**WHAT THIS TASK INVOLVES**
Can you copy out the data exactly? Leave the images out.

**DATASET SECTION**
________________________________________

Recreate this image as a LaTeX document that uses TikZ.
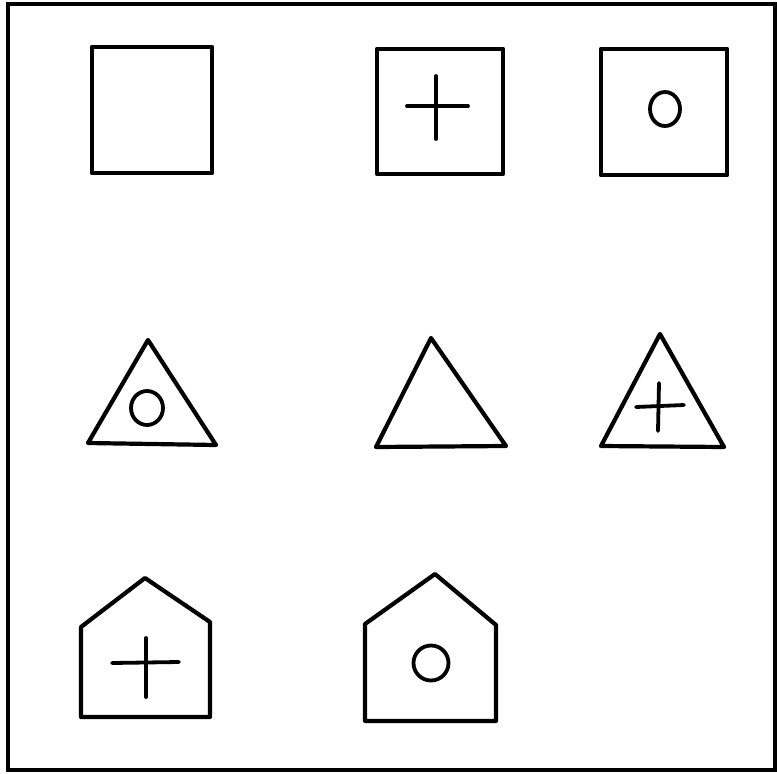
\documentclass[tikz,border=0pt]{standalone}
\usepackage{tikz}
\tikzset{
  figline/.style={draw=black, line width=4.2pt, line join=round},
  markline/.style={draw=black, line width=3.8pt, line cap=round},
  frameline/.style={draw=black, line width=3.6pt}
}

\begin{document}
\begin{tikzpicture}[x=1pt, y=-1pt]
  \useasboundingbox (0,0) rectangle (777,774);
  \draw[frameline] (8,4) rectangle (775,770);

  % row 1: squares
  \draw[figline] (92,47) rectangle (212,173);
  \draw[figline] (377,49) rectangle (503,174);
  \draw[figline] (601,49) rectangle (727,175);
  \draw[markline] (407,106) -- (468,106);
  \draw[markline] (436,76) -- (436,139);
  \draw[markline] (665,109) ellipse (15 and 17);

  % row 2: triangles
  \draw[figline] (148,340) -- (216,445) -- (88,443) -- cycle;
  \draw[figline] (431,338) -- (506,446) -- (376,447) -- cycle;
  \draw[figline] (660,334) -- (724,447) -- (601,446) -- cycle;
  \draw[markline] (147,408) ellipse (16 and 17);
  \draw[markline] (636,407) -- (684,405);
  \draw[markline] (659,383) -- (658,431);

  % row 3: houses
  \draw[figline] (81,627) -- (145,578) -- (210,622) -- (210,717) -- (81,717) -- cycle;
  \draw[figline] (365,624) -- (435,574) -- (496,625) -- (496,721) -- (365,721) -- cycle;
  \draw[markline] (112,663) -- (179,662);
  \draw[markline] (146,638) -- (146,697);
  \draw[markline] (431,663) circle (17.5);
\end{tikzpicture}
\end{document}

________________________________________

**TASK OUTPUT**
Recreate this image as a LaTeX document that uses TikZ.
\documentclass[tikz,border=0pt]{standalone}
\usepackage{tikz}
\tikzset{
  figline/.style={draw=black, line width=4.2pt, line join=round},
  markline/.style={draw=black, line width=3.8pt, line cap=round},
  frameline/.style={draw=black, line width=3.6pt}
}

\begin{document}
\begin{tikzpicture}[x=1pt, y=-1pt]
  \useasboundingbox (0,0) rectangle (777,774);
  \draw[frameline] (8,4) rectangle (775,770);

  % row 1: squares
  \draw[figline] (92,47) rectangle (212,173);
  \draw[figline] (377,49) rectangle (503,174);
  \draw[figline] (601,49) rectangle (727,175);
  \draw[markline] (407,106) -- (468,106);
  \draw[markline] (436,76) -- (436,139);
  \draw[markline] (665,109) ellipse (15 and 17);

  % row 2: triangles
  \draw[figline] (148,340) -- (216,445) -- (88,443) -- cycle;
  \draw[figline] (431,338) -- (506,446) -- (376,447) -- cycle;
  \draw[figline] (660,334) -- (724,447) -- (601,446) -- cycle;
  \draw[markline] (147,408) ellipse (16 and 17);
  \draw[markline] (636,407) -- (684,405);
  \draw[markline] (659,383) -- (658,431);

  % row 3: houses
  \draw[figline] (81,627) -- (145,578) -- (210,622) -- (210,717) -- (81,717) -- cycle;
  \draw[figline] (365,624) -- (435,574) -- (496,625) -- (496,721) -- (365,721) -- cycle;
  \draw[markline] (112,663) -- (179,662);
  \draw[markline] (146,638) -- (146,697);
  \draw[markline] (431,663) circle (17.5);
\end{tikzpicture}
\end{document}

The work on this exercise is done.